David Nakamura contributed to this story. She kept a low profile during her first year on the job but was thrust into the spotlight amid the scandals that broke this year in a series of reports in The Washington Post. The newspaper reported in May that Sullivan had pulled agents off White House patrols for at least two months in 2011 to protect a friend.
The Post also revealed last month that the Secret Service stumbled in its response to a gunman who fired at the White House from beyond the security perimeter while Obama was out of town in November 2011. It took four days for the agency to determine that bullets had struck the building, a finding that came only after a housekeeper discovered bullets on the Truman Balcony. Sasha Obama, the president’s younger daughter, was home at the time of the shooting.
The breach last month, in which Army veteran Omar J. Gonzalez leapt over the White House fence and managed to sprint through much of the mansion’s main floor, helped clinch Pierson’s downfall.
The Secret Service initially said Gonzalez, who on Wednesday pleaded not guilty to three federal charges, was unarmed, but it was later revealed he was carrying a knife and had 800 rounds of ammunition in his car. Though the service said he had been tackled just after entering the White House, The Post revealed this week that he had in fact overpowered a Secret Service officer and made it into the East Room before being tackled by an off-duty agent near the Green Room.
“I wish to God you protected the White House like you protected your reputation here today,” Rep.
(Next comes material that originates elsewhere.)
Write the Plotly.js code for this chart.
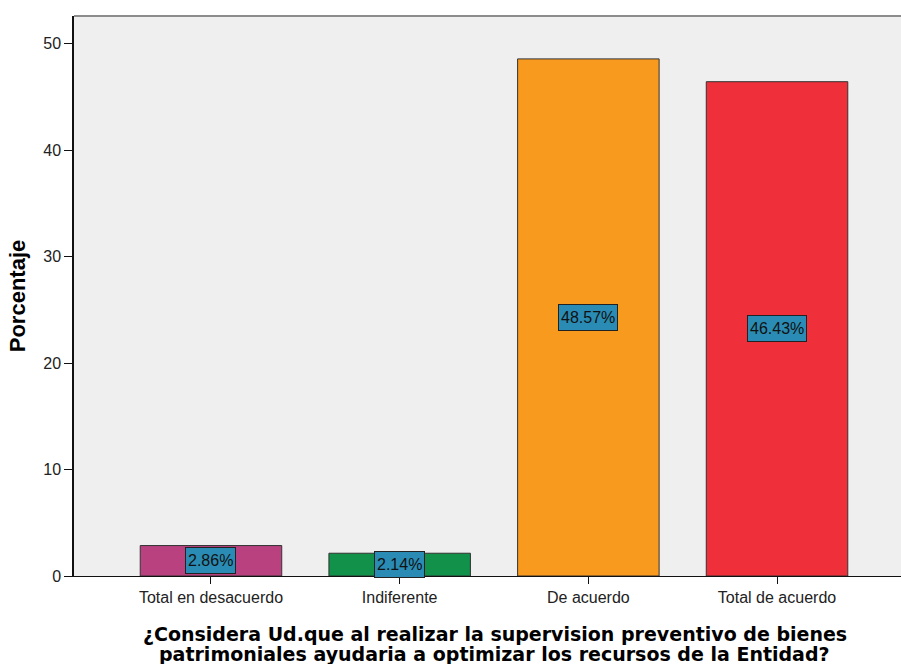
<!DOCTYPE html>
<html>
<head>
<meta charset="utf-8">
<script src="https://cdn.plot.ly/plotly-3.0.1.min.js"></script>
<style>
  body { margin: 0; background: #fff; }
  #chart { width: 901px; height: 664px; }
</style>
</head>
<body>
<div id="chart"></div>
<script>
// categories and percentages
var categories = ["Total en desacuerdo", "Indiferente", "De acuerdo", "Total de acuerdo"];
var percents = [2.86, 2.14, 48.57, 46.43];
var barColors = ["#b9417f", "#11914a", "#f79a1e", "#ef303a"];
var yTicks = [0, 10, 20, 30, 40, 50];
var xTitleLines = [
  "¿Considera Ud.que al realizar la supervision preventivo de bienes",
  "patrimoniales ayudaria a optimizar los recursos de la Entidad?"
];

var trace = {
  x: categories,
  y: percents,
  type: "bar",
  width: 0.75,
  marker: { color: barColors, line: { color: "#333333", width: 1 } },
  hoverinfo: "none"
};

// value labels in boxes at the middle of each bar
var labels = categories.map(function(c, i) {
  return {
    x: c, y: percents[i] / 2, xref: "x", yref: "y",
    text: percents[i].toFixed(2) + "%",
    showarrow: false,
    font: { family: "Liberation Sans, Arial", size: 16, color: "#111" },
    bgcolor: "#2a8cb4",
    bordercolor: "#222",
    borderwidth: 1,
    borderpad: 2,
    height: 21
  };
});

// x axis title drawn as two tight lines, like the original
var titleY = [-0.1027, -0.1384];
var titleNotes = xTitleLines.map(function(t, i) {
  return {
    x: 0.509, y: titleY[i], xref: "paper", yref: "paper",
    xanchor: "center", yanchor: "middle",
    text: t, showarrow: false,
    font: { family: "DejaVu Sans", size: 19, color: "#000", weight: "bold" }
  };
});

var layout = {
  width: 901,
  height: 664,
  margin: { l: 74, r: 0, t: 16, b: 88 },
  paper_bgcolor: "#ffffff",
  plot_bgcolor: "#efefef",
  showlegend: false,
  font: { family: "Liberation Sans, Arial", size: 16, color: "#222" },
  xaxis: {
    type: "category",
    range: [-0.726, 3.657],
    showline: true, linecolor: "#111", linewidth: 1,
    ticks: "outside", ticklen: 7, tickcolor: "#111",
    showgrid: false, zeroline: false,
    tickfont: { size: 16 }
  },
  yaxis: {
    range: [0, 52.6],
    tickvals: yTicks,
    showline: true, linecolor: "#111", linewidth: 1.5,
    ticks: "outside", ticklen: 8, tickcolor: "#111",
    showgrid: false, zeroline: false,
    tickfont: { size: 16 },
    title: {
      text: "Porcentaje",
      font: { family: "Liberation Sans, Arial", size: 22, color: "#000", weight: "bold" },
      standoff: 12
    }
  },
  annotations: labels.concat(titleNotes),
  shapes: [
    { type: "line", xref: "paper", yref: "paper", x0: 0, x1: 1, y0: 1, y1: 1,
      line: { color: "#8c8c8c", width: 2 } }
  ]
};

Plotly.newPlot("chart", [trace], layout, { displayModeBar: false });
</script>
</body>
</html>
Stephen F. Lynch (D-Mass.) told Pierson at Tuesday’s congressional hearing.
Pierson told lawmakers that “it is obvious that mistakes were made. I take full responsibility. What happened is unacceptable. It will never happen again.”
On Wednesday, a growing list of Congress members from both sides of the aisle, including Sens. Charles E. Schumer (D-N.Y.) and Lindsey O. Graham (R-S.C.), called on her to resign.
Former Secret Service director Ralph Basham, who also testified at the hearing and spoke with Pierson later that evening, said she had endured “a feeding frenzy.”
“It was very difficult physically and emotionally, and it takes a toll on you,” said Basham, who oversaw the agency from 2003 to 2006. “She obviously went through a very difficult day.”
After Johnson accepted her resignation, Pierson spoke with Obama by phone and the president thanked her for her 30 years of service, White House aides said.
In the end, Basham said, the White House and Pierson recognized that the focus on her management and public performance “was becoming a distraction in terms of getting on with the investigation and doing the fact-finding.”